The presence of proto-Berber peoples from prehistory is evident in Saharan caves, where rock paintings depicting diverse megafaunal life point to evidence that before the desertification of the Sahara, northern Africa was a lush and resource-rich region populated by hunter-gatherer societies. The basal two deities of Berber cosmology - a solar figure and a lunar one - are loosely analogous to those of the Egyptians, suggesting a common cultural origin. According to Herodotus, who in his Histories wrote of the Berbers in 430 BCE,
In common with pre-Abrahamic Middle Eastern peoples, the importance of rocks was a major theme in Berber tradition. Some stone-cut mausoleums, such as the Roman-era Royal Mausoleum of Mauritania, built by Berber kings in traditional style, remain intact today. The Berber veneration of stone structures, which included the burial of the dead under outcroppings or erected monuments, was akin to such practices as the Nabatean pilgrimage to the Black Stone at Mecca’s Kaaba and the Arabian Hutaymi people's worship of the great boulder Al-Weli abu Ruzuma. Similarities in tradition and language point to an ancient proto-Afroasiatic cultural center from which these groups dispersed.
From about 2000 BCE, Berber (Amazigh) languages spread westward from the Nile valley across the northern Sahara into the Maghrib. By the 1st millennium BCE, their speakers were the native inhabitants of the vast region encountered by the Greeks, Carthaginians, and Romans. A series of Berber peoples—Mauri, Masaesyli, Massyli, Musulami, Gaetuli, Garamantes—then gave rise to Berber kingdoms under Carthaginian and Roman influence. Of those kingdoms, Numidia and Mauretaniawere formally incorporated into the Roman Empire in the late 2nd century BCE, but others appeared in late antiquity following the Vandal invasion in 429 CE and the Byzantine reconquest (533 CE) only to be suppressed by the Arab conquests of the 7th and 8th centuries CE.

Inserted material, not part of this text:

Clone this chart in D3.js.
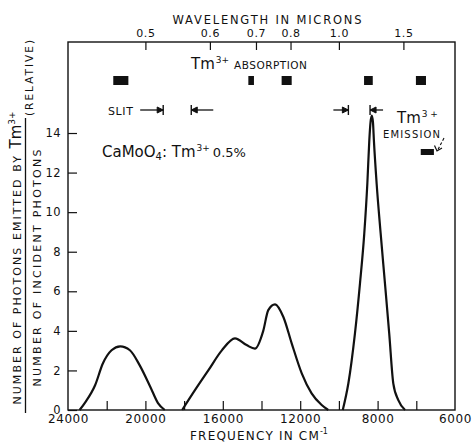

It was the Arabs, who had enlisted Berber warriors for the conquest of Spain, who nevertheless gave those peoples a single name, turning barbarian (speakers of a language other than Greek and Latin) into Barbar, the name of a race descended from Noah. While unifying the indigenous groups under one rubric, the Arabs began their Islamization. From the very beginning, Islam provided the ideological stimulus for the rise of fresh Berber dynasties. Between the 11th and 13th centuries, the greatest of those—the Almoravids and the Almohads, nomads of the Sahara and villagers of the High Atlas, respectively—conquered Muslim Spain and North Africa as far east as Tripoli (now in Libya). Their Berber successors—the Marinids at Fès (now in Morocco), the Ziyanids at Tlemcen (now in Algeria), and the Ḥafṣids at Tunis (now in Tunisia) and Bijaya (now Bejaïa, Algeria)—continued to rule until the 16th century.
Meanwhile, Berber merchants and nomads of the Sahara had initiated a trans-Saharan trade in gold and slaves that incorporated the lands of the Sudan into the Islamic world. Those achievements of the Barbar were celebrated in a massive history of North Africa (Kitāb al-ʿIbār) by the 14th-century Arab historian Ibn Khaldūn. By then, however, the Berbers were in retreat, subjected to Arabization of two very different kinds. The predominance of written Arabic had ended the writing of Amazigh (Berber) languages in both the old Libyan and the new Arabic script, reducing its languages to folk languages. At the same time, an influx from the east of warrior Arab nomads from the 11th century onward was driving the Berbers off the plains and into the mountains and overrunning the desert. Together those factors were turning the population from Berber speakers into Arabic speakers, with a consequent loss of original identities. From the 16th century onward the process continued in the absence of Berber dynasties, which were replaced in Morocco by Arabs claiming descent from the Prophet and elsewhere by Turks at Algiers, Tunis, and Tripoli
When the French conquered Algeria in the 19th century and Morocco in the 20th, they seized on the distinction between the Arab majority and the Berbers of the mountains. On the strength of Ibn Khaldūn’s history, the latter were once again classified as a people under their modern name of Berbers. The identification and description of their language, the anthropological study of their society, and their geographical isolation all gave grounds for their separate administration as a people going back before the time of Islam to a pagan and Christian past. Those colonial studies and policies have determined much of the history of the Berbers down to the present but meanwhile have left a record of their manners and customs before the advent of modernity.